Talk on the U.S. term loan is SOFR plus 275 bps to 300 bps with a 0.75% floor and an original issue discount of 99, and talk on the euro term loan is Euribor plus 325 bps to 350 bps with a 0% floor and a discount of 99, the source added.

The term loans (Ba3) have 101 soft call protection for six months.

Commitments for the U.S. term loan are due at noon ET on Oct. 19, and commitments for the euro term loan are due at 7 a.m. ET on Oct. 19.

Deutsche Bank is the global coordinator and physical bookrunner on the deal. UniCredit and Commerzbank are passive bookrunners.

The new debt will be used to amend and extend an existing $569 million term loan B due July 2025 and an existing €488 million term loan B due July 2025, and to pay transaction related fees and expenses.

Minimax is a Bad Oldesloe, Germany-based fire protection company.

Cook & Boardman launches

Cook & Boardman held a lender call at 1 p.m. ET to launch a $500 million seven-year term loan B (B) talked at SOFR plus 500 bps with a 0% floor, an original issue discount of 96.5 to 97 and 101 soft call protection for six months, market sources remarked.

Commitments are due at noon ET on Oct. 25, sources added.

BofA Securities Inc., Goldman Sachs Bank USA, TD Securities (USA) LLC, Truist Securities and Stifel are leading the deal that will be used to help fund the acquisition of a majority stake in the company by Platinum Equity from Littlejohn & Co. LLC, to repay existing debt in full, and to pay fees, commissions and expenses in connection with the transactions. Littlejohn will remain a significant minority shareholder in the company.

Closing is expected this year.

Cook & Boardman is a Winston-Salem, N.C.-based distributor of commercial door and security integration solutions.

Action on deck

Action Holding set a lender call for 10 a.m. ET on Thursday to launch a $1 billion seven-year term loan B-4, according to market sources.

The term loan has 101 soft call protection for six months, sources said.

Bank of America, Barclays and Deutsche Bank are the left lead global coordinators and lead arrangers, with Bank of America the primary left lead. BNP Paribas, Citigroup, Rabobank and Goldman Sachs are global coordinators and lead arrangers. ABN AMRO, Credit Agricole, Natixis, RBC and SMBC are lead arrangers. Rabobank is the administrative agent.

The term loan will be used with some surplus-cash on the balance sheet to fund a financing-related distribution and/or share buyback, to pay transaction fees and expenses, and to put cash on the balance sheet of the group and/or for general corporate purposes.
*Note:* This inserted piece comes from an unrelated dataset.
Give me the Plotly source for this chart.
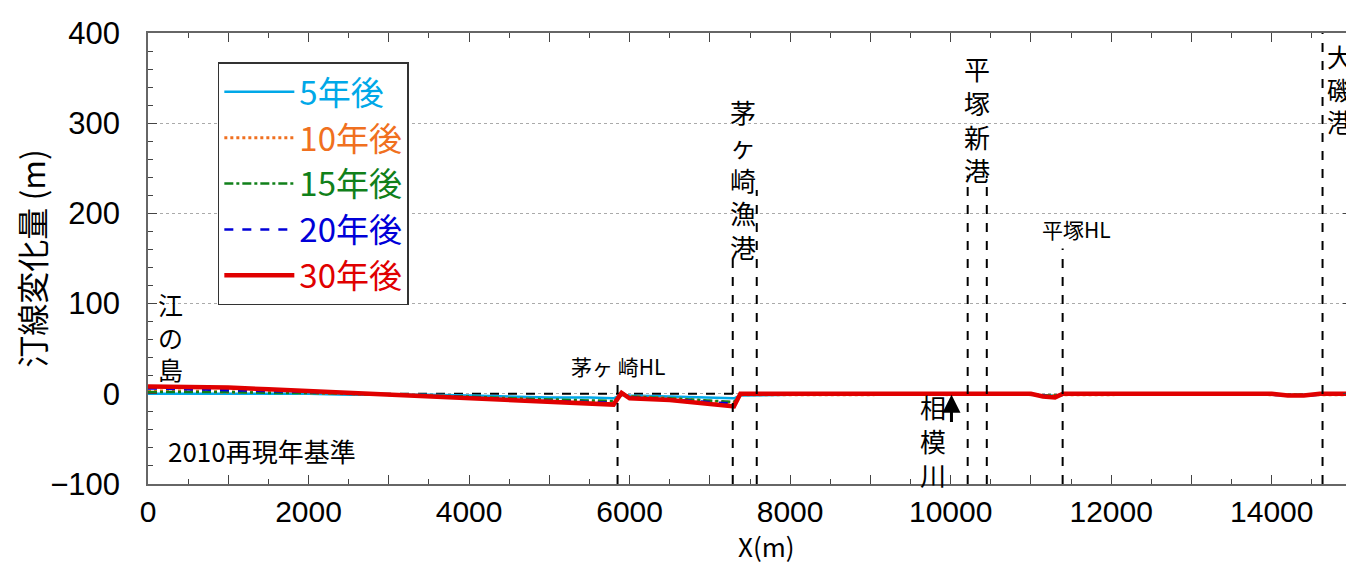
import plotly.graph_objects as go

# ---- data ----
x_pos = [0, 500, 1000, 1500, 2000, 2500, 3000, 3500, 4000, 4500, 5000, 5500, 5800, 5900,
         6000, 6500, 7000, 7300, 7380, 8000, 9000, 9500, 10000, 10450, 10800, 11000,
         11150, 11300, 11400, 12000, 12500, 13000, 13500, 14000, 14200, 14400, 14600, 15000]
y_5 = [0, 0, 0, 0, 0, -1, -1, -1, -2, -3, -4, -4, -5, -1,
       -2, -3, -4, -5, -2, -1, -1, -1, -1, -1, -1, -1,
       -2, -2, -1, -1, -1, -1, -1, -1, -1, -1, -1, -1]
y_10 = [3, 3, 2, 2, 1, 0, -1, -2, -4, -5, -7, -8, -9, -1,
        -3, -5, -8, -10, -1, -1, -1, 0, -1, 0, 0, -1,
        -2, -2, -1, -1, 0, 0, 0, -1, -1, -1, -1, -1]
y_15 = [2, 2, 2, 1, 1, 0, -1, -2, -3, -5, -6, -7, -8, -1,
        -3, -5, -7, -9, -1, -1, -1, 0, -1, 0, 0, -1,
        -2, -2, -1, -1, 0, 0, 0, -1, -1, -1, -1, -1]
y_20 = [6, 5, 4, 3, 2, 1, -1, -2, -4, -6, -8, -9, -10, 0,
        -4, -6, -9, -11, -1, -1, -1, 0, -1, 0, 0, -1,
        -2, -3, -1, -1, 0, 0, 0, -1, -2, -2, -1, -1]
y_30 = [8, 8, 7, 5, 3, 1, -1, -3, -6, -8, -10, -12, -12, 1,
        -5, -7, -11, -14, 0, 0, 0, 1, 0, 1, 1, 0,
        -3, -4, 0, 0, 1, 1, 1, 0, -2, -2, 0, 0]
base_x = [0, 7300]
base_y = [0, 0]

series_names = ["5年後", "10年後", "15年後", "20年後", "30年後"]
series_colors = ["#00A8E8", "#F07020", "#10801A", "#0000D8", "#E00000"]
series_dash = ["solid", "dot", "dashdot", "dash", "solid"]
series_width = [2.5, 3, 2.5, 2.5, 4.5]
series_y = [y_5, y_10, y_15, y_20, y_30]

# landmark vertical lines: x position, top value
land_x = [5850, 7285, 7584, 10212, 10450, 11395, 14633]
land_top = [15, 156, 226, 242, 242, 161, 400]

x_tickvals = list(range(0, 15001, 1000))
x_ticktext = [str(v) if v % 2000 == 0 else "" for v in x_tickvals]

FONT = "Liberation Sans, Arial, Noto Sans CJK JP"
JP = "Noto Sans CJK JP, Liberation Sans"

fig = go.Figure()
fig.add_trace(go.Scatter(x=base_x, y=base_y, mode="lines",
                         line=dict(color="black", dash="dash", width=2), showlegend=False,
                         hoverinfo="skip"))
for name, col, dsh, w, ys in zip(series_names, series_colors, series_dash, series_width, series_y):
    fig.add_trace(go.Scatter(x=x_pos, y=ys, mode="lines", name=f"<span style='color:{col}'>{name}</span>",
                             line=dict(color=col, dash=dsh, width=w), legendgroup=name))

for lx, lt in zip(land_x, land_top):
    fig.add_shape(type="line", x0=lx, x1=lx, y0=-100, y1=lt, xref="x", yref="y",
                  line=dict(color="black", dash="dash", width=2))

def vtext(s):
    return "<br>".join(list(s))

ann = [
    dict(x=280, y=63, text=vtext("江の島"), size=25),
    dict(x=5850, y=31, text="茅ヶ 崎HL", size=21),
    dict(x=7410, y=238, text=vtext("茅ヶ崎漁港"), size=26),
    dict(x=10330, y=305, text=vtext("平塚新港"), size=26),
    dict(x=11570, y=183, text="平塚HL", size=21),
    dict(x=14850, y=338, text=vtext("大磯港"), size=25),
    dict(x=9780, y=-52, text=vtext("相模川"), size=26),
    dict(x=1420, y=-63, text="2010再現年基準", size=26),
]
for a in ann:
    fig.add_annotation(x=a["x"], y=a["y"], xref="x", yref="y", text=a["text"], showarrow=False,
                       xanchor="center", yanchor="middle",
                       font=dict(family=JP, size=a["size"], color="black"))

fig.add_annotation(x=10010, y=-1, xref="x", yref="y", ax=10010, ay=-33, axref="x", ayref="y",
                   text="", showarrow=True, arrowhead=2, arrowsize=1.2, arrowwidth=3, arrowcolor="black")

# x-axis title
fig.add_annotation(x=0.514, y=-0.181, xref="paper", yref="paper", text="X(m)", showarrow=False,
                   xanchor="center", yanchor="bottom", font=dict(family=JP, size=26, color="black"))

fig.update_layout(
    width=1346, height=558,
    margin=dict(l=140, r=2, t=25, b=82),
    paper_bgcolor="white", plot_bgcolor="white",
    font=dict(family=FONT, color="black"),
    legend=dict(x=0.058, y=0.935, xanchor="left", yanchor="top",
                bordercolor="#333", borderwidth=1.5, bgcolor="white",
                font=dict(family=JP, size=33), itemwidth=70, tracegroupgap=0),
    showlegend=True,
)
fig.update_xaxes(range=[0, 15000], tickvals=x_tickvals, ticktext=x_ticktext, automargin=False,
                 ticks="inside", ticklen=9, tickcolor="#444", mirror="ticks",
                 showline=True, linecolor="#666", linewidth=1.5, ticklabelstandoff=0,
                 minor=dict(dtick=500, ticks="inside", ticklen=5, tickcolor="#444"),
                 showgrid=False, zeroline=False,
                 tickfont=dict(family=FONT, size=30))
fig.update_yaxes(range=[-100, 400], dtick=100, automargin=False,
                 ticks="inside", ticklen=9, tickcolor="#444", mirror="ticks",
                 showline=True, linecolor="#666", linewidth=1.5, ticklabelstandoff=20,
                 minor=dict(dtick=20, ticks="inside", ticklen=5, tickcolor="#444", showgrid=False),
                 showgrid=True, gridcolor="#aaa", griddash="dot", gridwidth=1, zeroline=False,
                 tickfont=dict(family=FONT, size=31),
                 title=dict(text="汀線変化量 (m)", font=dict(family=JP, size=32), standoff=18))

fig.write_html("out.html")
Action is a non-food discount retailer in Europe.

Fund flows

In other news, actively managed loan fund flows on Tuesday were positive $30 million and loan ETFs were positive $75 million, sources said.

Actively managed high-yield fund flows on Tuesday were negative $108 million and high-yield ETFs were positive $386 million, sources added.

Loan indices rise

In other news, IHS Markit’s iBoxx loan indices were stronger on Tuesday, with the Leveraged Loan indexes (MiLLi) closing out the day up 0.17% and the Liquid Leveraged Loan indices (LLLi) closing out the day up 0.18%.
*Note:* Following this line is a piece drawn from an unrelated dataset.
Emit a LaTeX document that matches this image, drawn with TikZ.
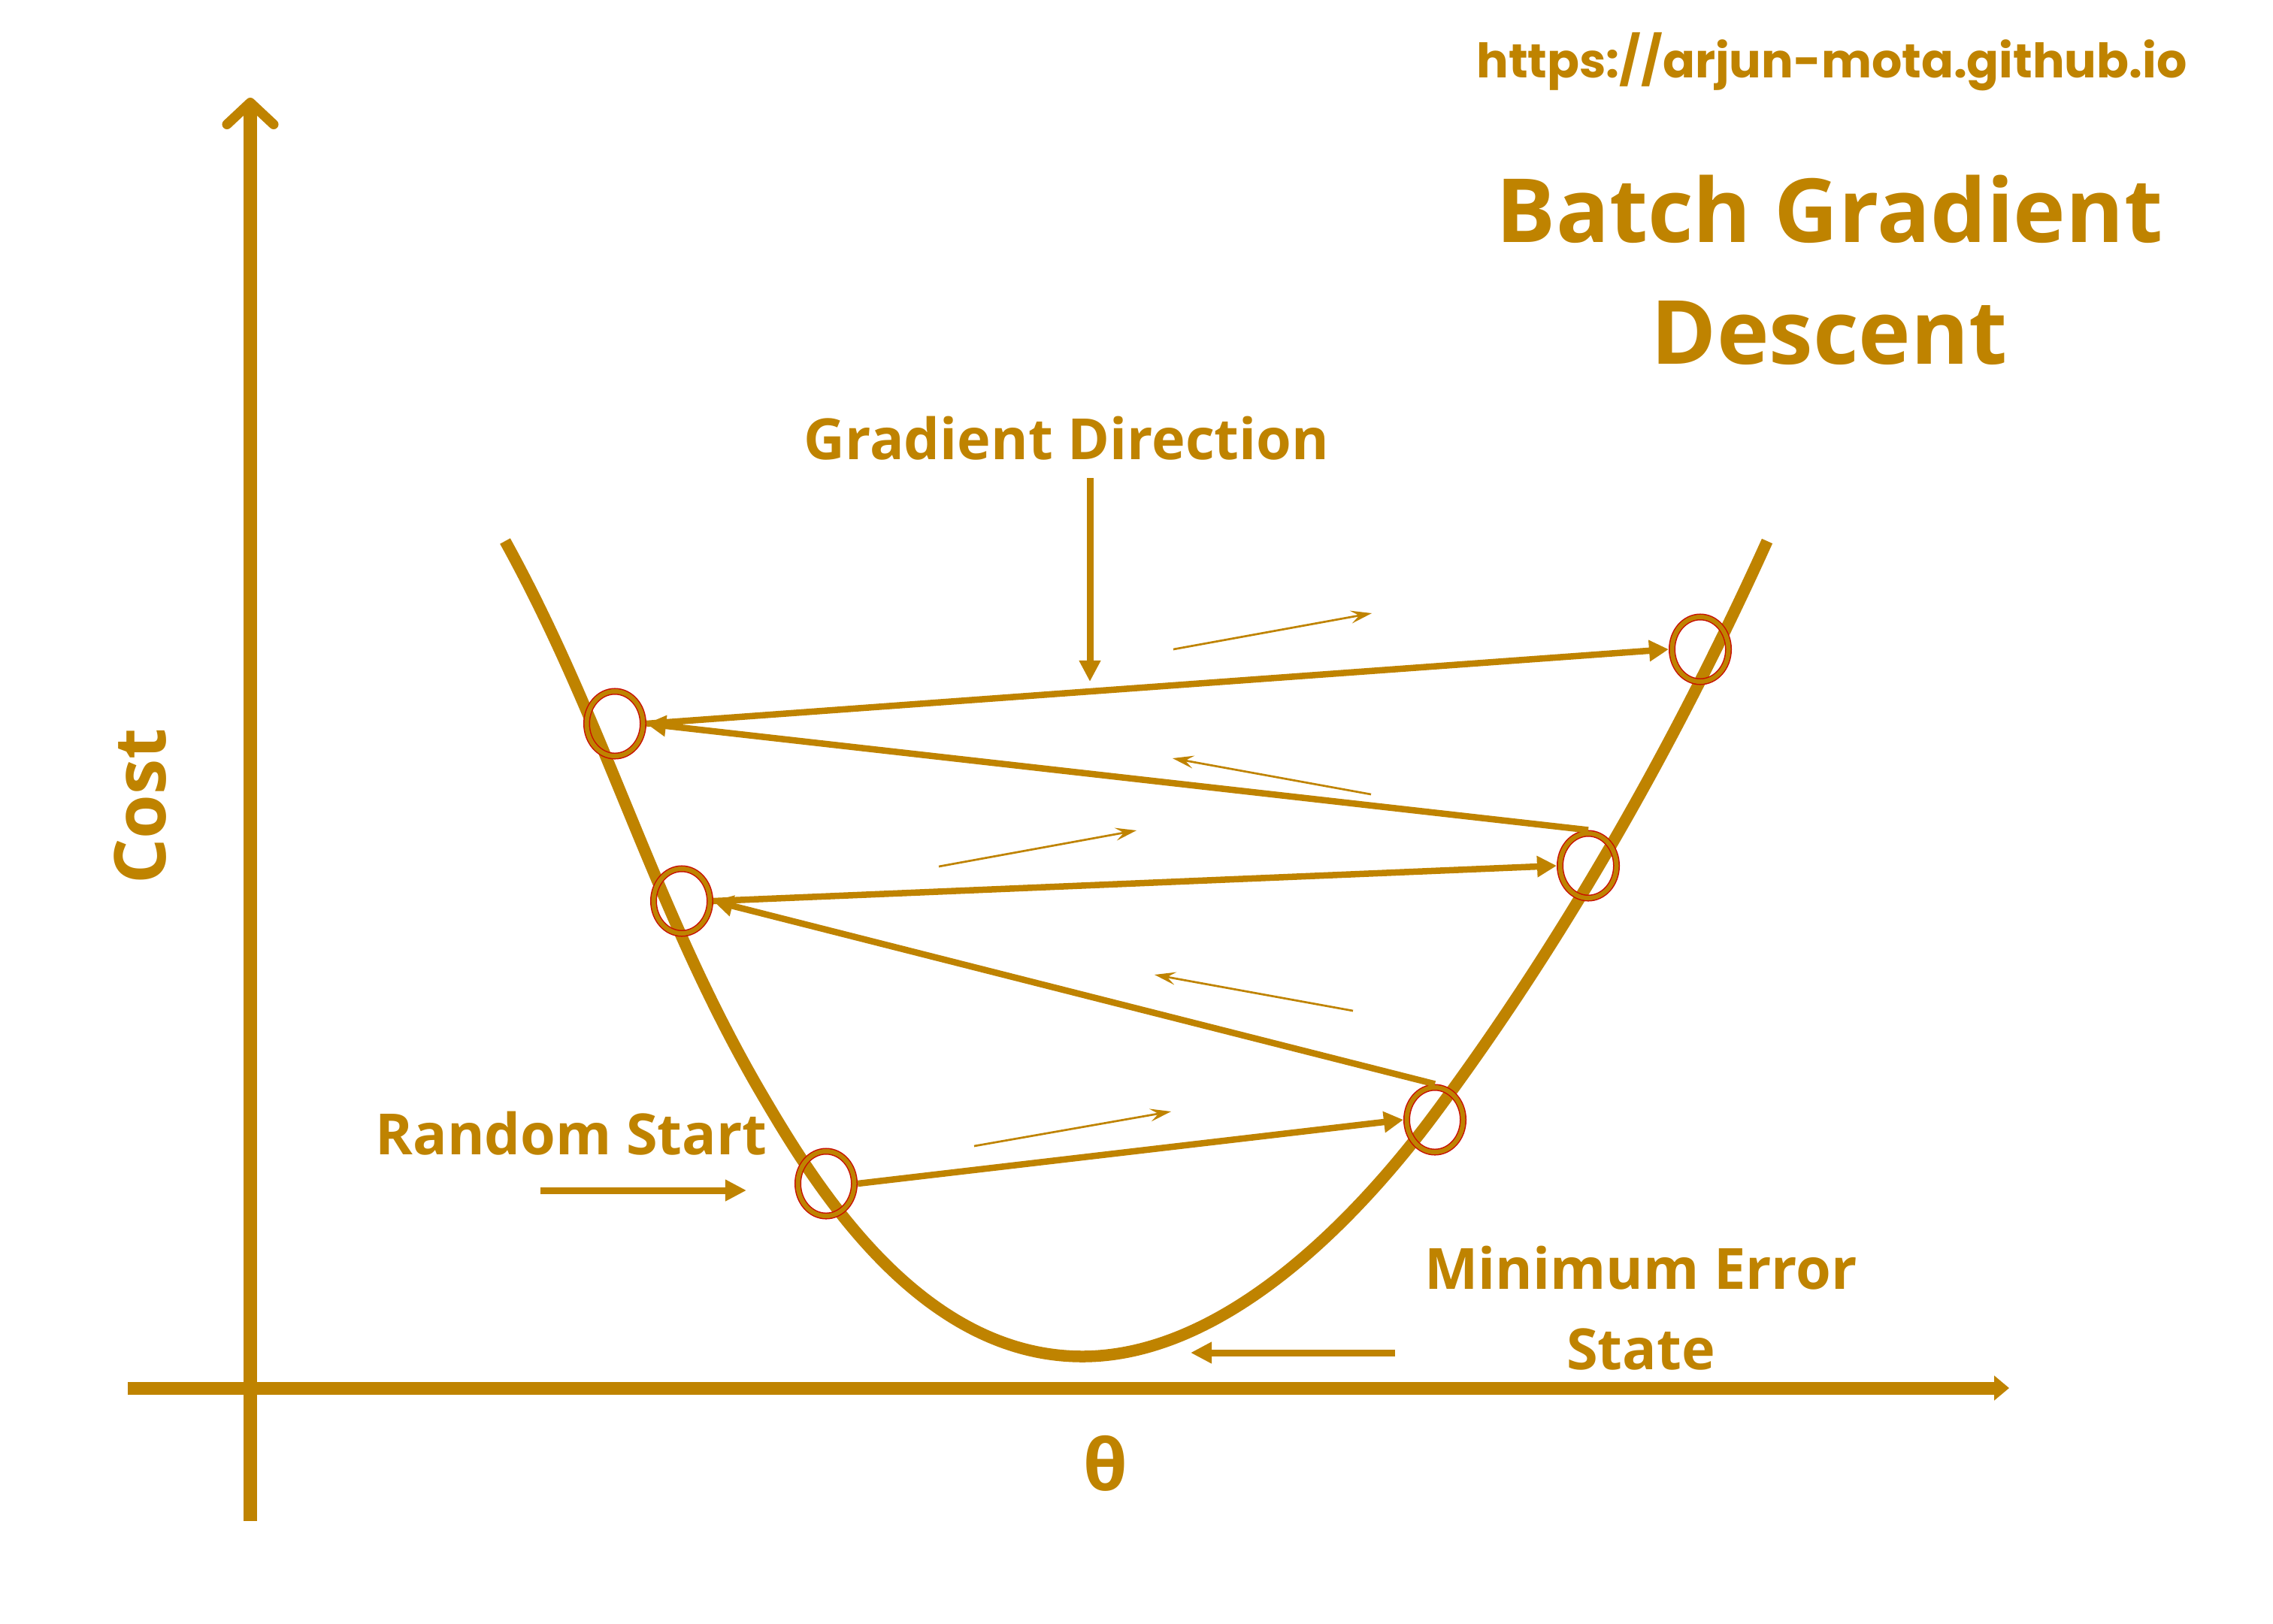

Month to date, the MiLLi is down 0.12% and year to date it is up 9.7%, and the LLLi is down 0.21% month to date and up 8.64% year to date.
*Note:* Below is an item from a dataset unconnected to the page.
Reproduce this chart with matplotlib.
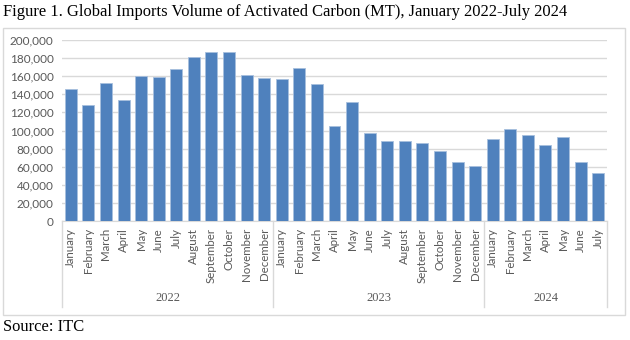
import matplotlib.pyplot as plt
from matplotlib.patches import Rectangle
from matplotlib.ticker import FuncFormatter
import matplotlib.transforms as mtransforms

months = ['January', 'February', 'March', 'April', 'May', 'June', 'July',
          'August', 'September', 'October', 'November', 'December']
years = ['2022', '2023', '2024']
months_per_year = [12, 12, 7]

values = [146000, 128400, 152700, 133600, 160200, 159000, 167900,
          181500, 186700, 186700, 160800, 158300,
          156800, 169000, 151600, 105100, 131300, 97000, 88900,
          88200, 86000, 77500, 65600, 60900,
          91100, 101800, 95500, 83800, 93300, 65600, 53100]

labels = []
for n in months_per_year:
    labels += months[:n]

W, H = 630, 340
fig = plt.figure(figsize=(W / 100, H / 100), dpi=100)

# light border around the chart area
fig.patches.append(Rectangle((3 / W, 1 - 315 / H), 622 / W, 287 / H,
                             transform=fig.transFigure, fill=False,
                             edgecolor='#d9d9d9', linewidth=1))

ax = fig.add_axes([62 / W, 1 - 221 / H, 545 / W, 181 / H])
x = list(range(len(values)))
ax.bar(x, values, width=0.68, color='#4f81bd', edgecolor='#a7bfde', linewidth=0.6, zorder=3)

ax.set_xlim(-0.5, len(values) - 0.5)
ax.set_ylim(0, 200000)
ax.set_yticks(range(0, 200001, 20000))
ax.yaxis.set_major_formatter(FuncFormatter(lambda v, p: f'{int(v):,}'))
ax.grid(axis='y', color='#d9d9d9', linewidth=1, zorder=0)
for s in ['left', 'right', 'top']:
    ax.spines[s].set_visible(False)
ax.spines['bottom'].set_color('#d9d9d9')
ax.tick_params(axis='y', length=0, labelsize=8.5, labelcolor='#595959', pad=6)
ax.set_xticks(x)
ax.set_xticklabels(labels, rotation=90, fontsize=8.3, color='#595959', family='Lato')
ax.tick_params(axis='x', length=0, pad=5)
for t in ax.get_yticklabels():
    t.set_family('Lato')

# multi-level category axis: year separators and year labels
trans = mtransforms.blended_transform_factory(ax.transData, ax.transAxes)
ybot = -(307 - 221) / 181
start = 0
edges = [-0.5]
for yr, n in zip(years, months_per_year):
    end = start + n
    edges.append(end - 0.5)
    ax.text((start + end - 1) / 2, -(298 - 221) / 181, yr, transform=trans,
            ha='center', va='center', fontsize=9, color='#595959',
            family='Liberation Serif')
    start = end
for e in edges:
    ax.plot([e, e], [0, ybot], transform=trans, color='#d9d9d9',
            linewidth=1, clip_on=False)

fig.text(3 / W, 1 - 12 / H, 'Figure 1. Global Imports Volume of Activated Carbon (MT), January 2022-July 2024',
         fontsize=11.9, family='Liberation Serif', ha='left', va='center')
fig.text(3 / W, 1 - 327 / H, 'Source: ITC', fontsize=11.9, family='Liberation Serif',
         ha='left', va='center')

fig.savefig('out.png', dpi=100)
Average secondary market bids in the U.S. on Tuesday were 92.93, up 0.01% from the previous day and up 1.15% year to date.

According to the IHS Markit data, some of the top advancers on Tuesday were SSH Group/Spring Education’s July 2018 second-lien covenant-lite term loan at par, up from 95.63, EyeCare Partners’ February 2020 covenant-lite term loan B at 68.75, up from 67.57, and Air Methods’ April 2017 covenant-lite term loan B at 29.44, up from 29.

Some top decliners on Tuesday were AMR/AAdvantage’s March 2021 term loan at 98.88, down from 102.18, New Trojan/Careismatic’s January 2021 covenant-lite term loan at 52.13, down from 52.75, and Optiv’s April 2023 covenant-lite term loan at 95.58, down from 96.65.